:: SUPPLIED INFORMATION ::
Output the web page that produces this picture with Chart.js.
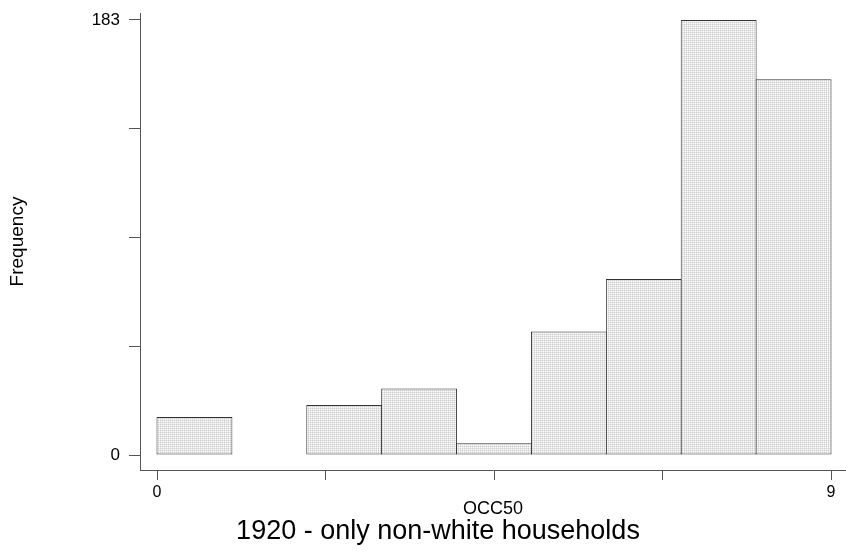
<!DOCTYPE html>
<html>
<head>
<meta charset="utf-8">
<script src="https://cdn.jsdelivr.net/npm/chart.js@4"></script>
<style>
    html, body { margin: 0; padding: 0; background: #fff; }
    #wrap { width: 846px; height: 552px; position: relative; }
</style>
</head>
<body>
<div id="wrap"><canvas id="histChart"></canvas></div>
<script>
// histogram of OCC50, 1920, non-white households
const binStarts = [0, 1, 2, 3, 4, 5, 6, 7, 8];
const counts = [16, 0, 21, 28, 5, 52, 74, 183, 158];

const xTickValues = [0, 2.25, 4.5, 6.75, 9];
const xTickLabels = [0, 9];
const yTickValues = [0, 45.75, 91.5, 137.25, 183];
const yTickLabels = [0, 183];

const FONT = '"Liberation Sans", Arial, Helvetica, sans-serif';
const AXIS_GREY = '#555';

/* ===============================
   STIPPLE FILL
================================ */
function stipple() {
    const c = document.createElement('canvas');
    c.width = 2;
    c.height = 2;
    const g = c.getContext('2d');
    g.fillStyle = '#fafafa'; g.fillRect(0, 0, 2, 2);
    g.fillStyle = '#e8e8e8'; g.fillRect(1, 0, 1, 1); g.fillRect(0, 1, 1, 1);
    g.fillStyle = '#cccccc'; g.fillRect(0, 0, 1, 1);
    return g.createPattern(c, 'repeat');
}

const bottomTitle = {
    id: 'bottomTitle',
    afterDraw(chart) {
        const ctx = chart.ctx;
        ctx.save();
        ctx.font = '27px ' + FONT;
        ctx.fillStyle = '#000';
        ctx.textAlign = 'center';
        ctx.textBaseline = 'middle';
        ctx.fillText('1920 - only non-white households', 438, 532);
        ctx.restore();
    }
};

new Chart(document.getElementById('histChart'), {
    type: 'bar',
    data: {
        datasets: [{
            data: binStarts.map((b, i) => ({ x: b + 0.5, y: counts[i] })),
            backgroundColor: stipple(),
            borderColor: '#333',
            borderWidth: 1,
            borderSkipped: false,
            barPercentage: 1.0134,
            categoryPercentage: 1
        }]
    },
    options: {
        animation: false,
        responsive: true,
        maintainAspectRatio: false,
        layout: { padding: { top: 13, left: 0, right: 0, bottom: 0 } },
        plugins: {
            legend: { display: false },
            tooltip: { enabled: false },
            title: { display: false }
        },
        scales: {
            x: {
                type: 'linear',
                min: -0.227,
                max: 9.2,
                offset: false,
                afterBuildTicks: s => { s.ticks = xTickValues.map(v => ({ value: v })); },
                afterFit: s => { s.height = 82; },
                grid: {
                    offset: false,
                    drawOnChartArea: false,
                    drawTicks: true,
                    tickLength: 10,
                    tickColor: AXIS_GREY
                },
                border: { display: true, color: AXIS_GREY, width: 1 },
                ticks: {
                    autoSkip: false,
                    maxRotation: 0,
                    padding: 3,
                    color: '#000',
                    font: { family: FONT, size: 16 },
                    callback: v => xTickLabels.includes(v) ? String(v) : ''
                },
                title: {
                    display: true,
                    text: 'OCC50',
                    color: '#000',
                    font: { family: FONT, size: 18 },
                    padding: { top: 0, bottom: 32 }
                }
            },
            y: {
                min: -6.3,
                max: 185.9,
                afterBuildTicks: s => { s.ticks = yTickValues.map(v => ({ value: v })); },
                afterFit: s => {
                    s.width = 140;
                    s.paddingTop = 0;
                    s.paddingBottom = 0;
                },
                grid: {
                    drawOnChartArea: false,
                    drawTicks: true,
                    tickLength: 11,
                    tickColor: AXIS_GREY
                },
                border: { display: true, color: AXIS_GREY, width: 1 },
                ticks: {
                    autoSkip: false,
                    padding: 9,
                    color: '#000',
                    font: { family: FONT, size: 17 },
                    callback: v => yTickLabels.includes(v) ? String(v) : ''
                },
                title: {
                    display: true,
                    text: 'Frequency',
                    color: '#000',
                    font: { family: FONT, size: 19 },
                    padding: { top: 6.6, bottom: 0 }
                }
            }
        }
    },
    plugins: [bottomTitle]
});
</script>
</body>
</html>
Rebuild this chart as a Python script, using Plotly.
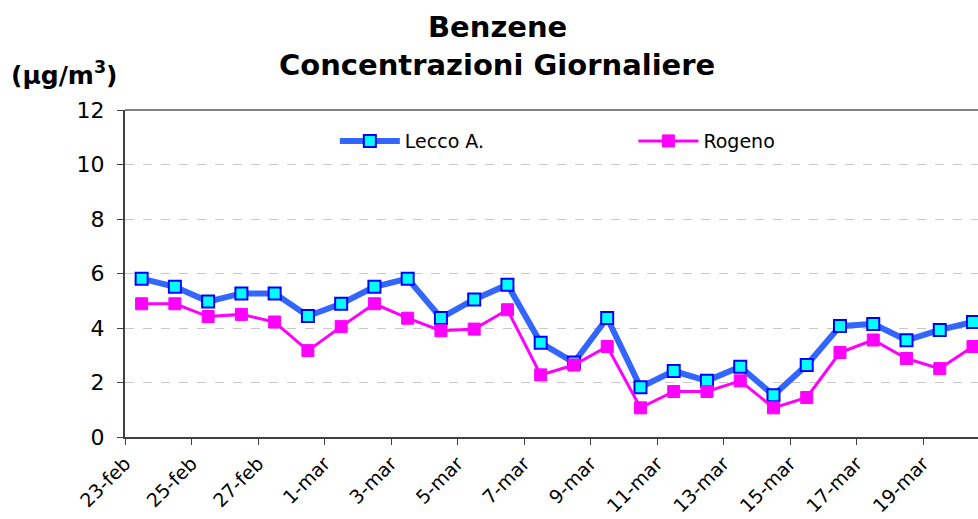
import plotly.graph_objects as go

days = ["23-feb", "24-feb", "25-feb", "26-feb", "27-feb", "28-feb",
        "1-mar", "2-mar", "3-mar", "4-mar", "5-mar", "6-mar", "7-mar",
        "8-mar", "9-mar", "10-mar", "11-mar", "12-mar", "13-mar", "14-mar",
        "15-mar", "16-mar", "17-mar", "18-mar", "19-mar", "20-mar"]

lecco = [5.81, 5.51, 4.97, 5.27, 5.27, 4.44, 4.89, 5.51, 5.81, 4.37, 5.05, 5.59, 3.46,
         2.73, 4.37, 1.83, 2.42, 2.06, 2.58, 1.53, 2.64, 4.07, 4.15, 3.55, 3.93, 4.22]

rogeno = [4.89, 4.89, 4.42, 4.50, 4.22, 3.17, 4.05, 4.89, 4.36, 3.90, 3.96, 4.67, 2.28,
          2.64, 3.32, 1.07, 1.67, 1.67, 2.06, 1.07, 1.45, 3.10, 3.56, 2.88, 2.51, 3.32]

y_ticks = [0, 2, 4, 6, 8, 10, 12]

FONT = "DejaVu Sans"
xs = list(range(len(days)))

W, H = 978, 519
ML, MT, MB = 125, 110, 82
PW, PH = W - ML, H - MT - MB

fig = go.Figure()
fig.add_trace(go.Scatter(
    x=xs, y=lecco, name="Lecco A.", mode="lines+markers", legend="legend",
    line=dict(color="#3366FF", width=6),
    marker=dict(symbol="square", size=12, color="#00FFFF",
                line=dict(color="#0000FF", width=2)),
    cliponaxis=False,
))
fig.add_trace(go.Scatter(
    x=xs, y=rogeno, name="Rogeno", mode="lines+markers", legend="legend2",
    line=dict(color="#FF00FF", width=3),
    marker=dict(symbol="square", size=12, color="#FF00FF",
                line=dict(color="#FF00FF", width=1)),
    cliponaxis=False,
))

legend_style = dict(
    orientation="h", yanchor="middle", y=0.905, xanchor="left",
    font=dict(family=FONT, size=19, color="black"),
    bgcolor="rgba(0,0,0,0)", itemwidth=60,
)

fig.update_layout(
    width=W, height=H,
    margin=dict(l=ML, r=0, t=MT, b=MB),
    paper_bgcolor="white", plot_bgcolor="white",
    font=dict(family=FONT, color="black"),
    showlegend=True,
    legend=dict(legend_style, x=0.246),
    legend2=dict(legend_style, x=0.596),
    xaxis=dict(
        range=[-0.5, 25.15],
        tickmode="array",
        tickvals=[i - 0.5 for i in xs[::2]],
        ticktext=days[::2],
        tickangle=-45,
        ticks="outside", ticklen=6, tickcolor="#404040",
        showline=True, linecolor="#404040", linewidth=2,
        showgrid=False, zeroline=False,
        tickfont=dict(family=FONT, size=19, color="black"),
    ),
    yaxis=dict(
        range=[0, 12],
        tickmode="array", tickvals=y_ticks,
        ticks="outside", ticklen=6, tickcolor="#404040",
        showline=True, linecolor="#404040", linewidth=2,
        showgrid=True, gridcolor="#C8C8C8", griddash="dash", gridwidth=1,
        zeroline=False, ticklabelstandoff=8,
        tickfont=dict(family=FONT, size=22, color="black"),
    ),
    annotations=[
        dict(text="<b>Benzene</b>", xref="paper", yref="paper",
             x=(497 - ML) / PW, y=1 + (MT - 27) / PH,
             xanchor="center", yanchor="middle", showarrow=False,
             font=dict(family=FONT, size=29, color="black")),
        dict(text="<b>Concentrazioni Giornaliere</b>", xref="paper", yref="paper",
             x=(497 - ML) / PW, y=1 + (MT - 65) / PH,
             xanchor="center", yanchor="middle", showarrow=False,
             font=dict(family=FONT, size=29, color="black")),
        dict(text="<b>(μg/m<sup>3</sup>)</b>", xref="paper", yref="paper",
             x=(9 - ML) / PW, y=1 + (MT - 73) / PH,
             xanchor="left", yanchor="middle", showarrow=False,
             font=dict(family=FONT, size=25, color="black")),
    ],
    shapes=[dict(
        type="line", xref="paper", yref="paper", x0=0, x1=1, y0=1, y1=1,
        line=dict(color="#808080", width=2), layer="below",
    )],
)

fig.write_html(
    "out.html",
    config={"displayModeBar": False},
    post_script="document.body.style.margin='0';document.body.style.overflow='hidden';",
)
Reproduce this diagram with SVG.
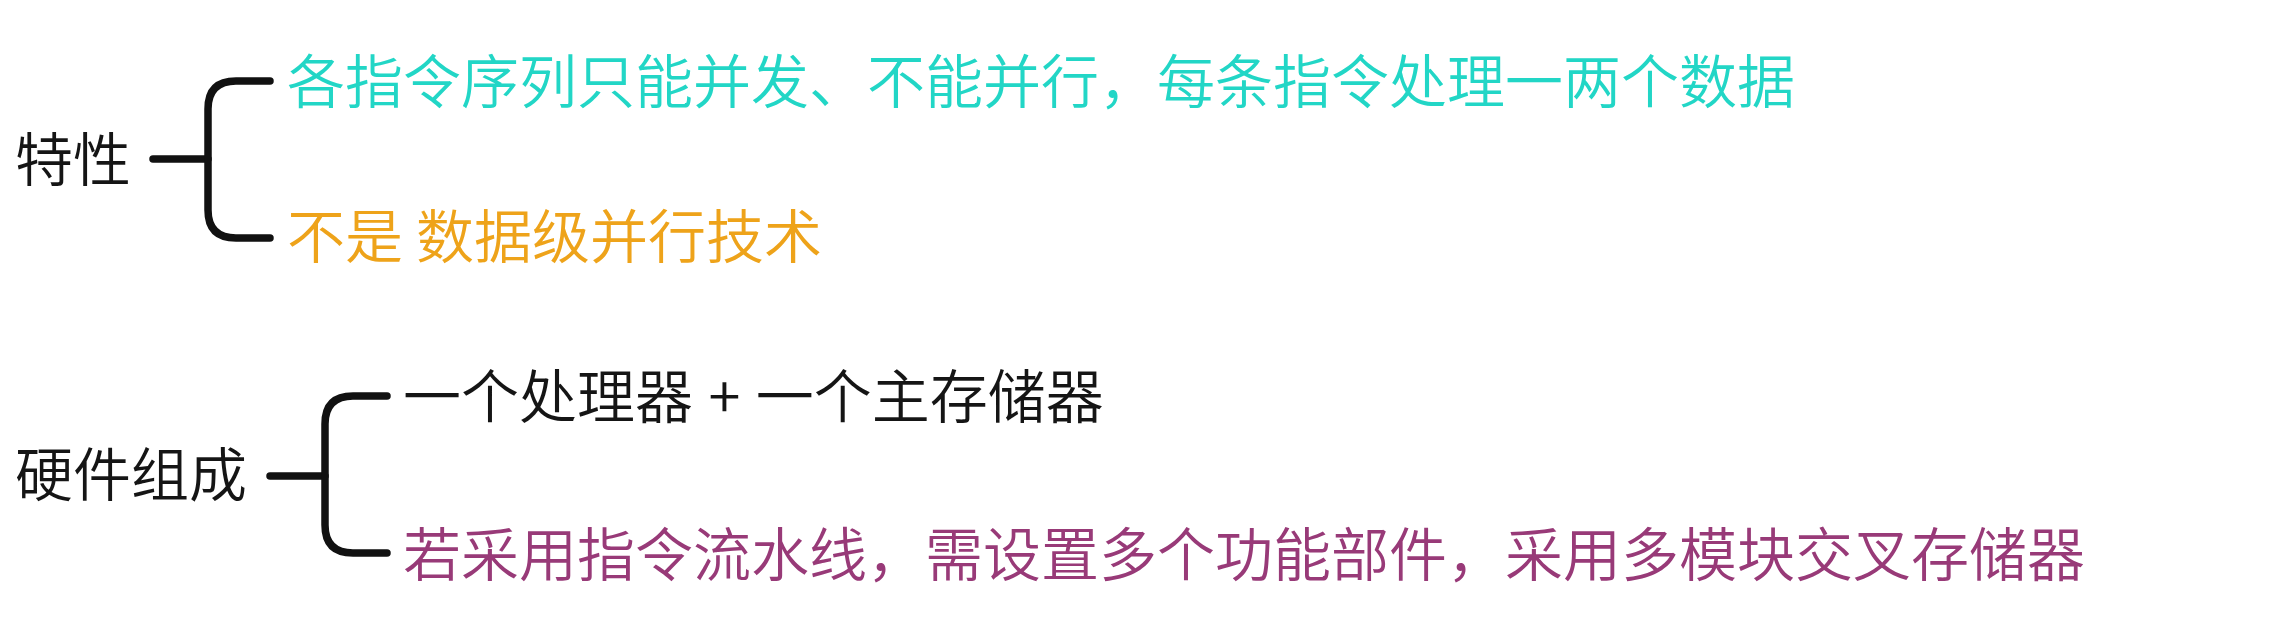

:: AIM OF THE EXERCISE ::
Skip the pictures. Set down only the lines from the one containing "Rebuild this chart" through the one containing "import plotly.graph_objects as go", exactly as they appear, ends included.

:: ANSWER FOR THIS EXERCISE ::
Rebuild this chart as a Python script, using Plotly.
import plotly.graph_objects as go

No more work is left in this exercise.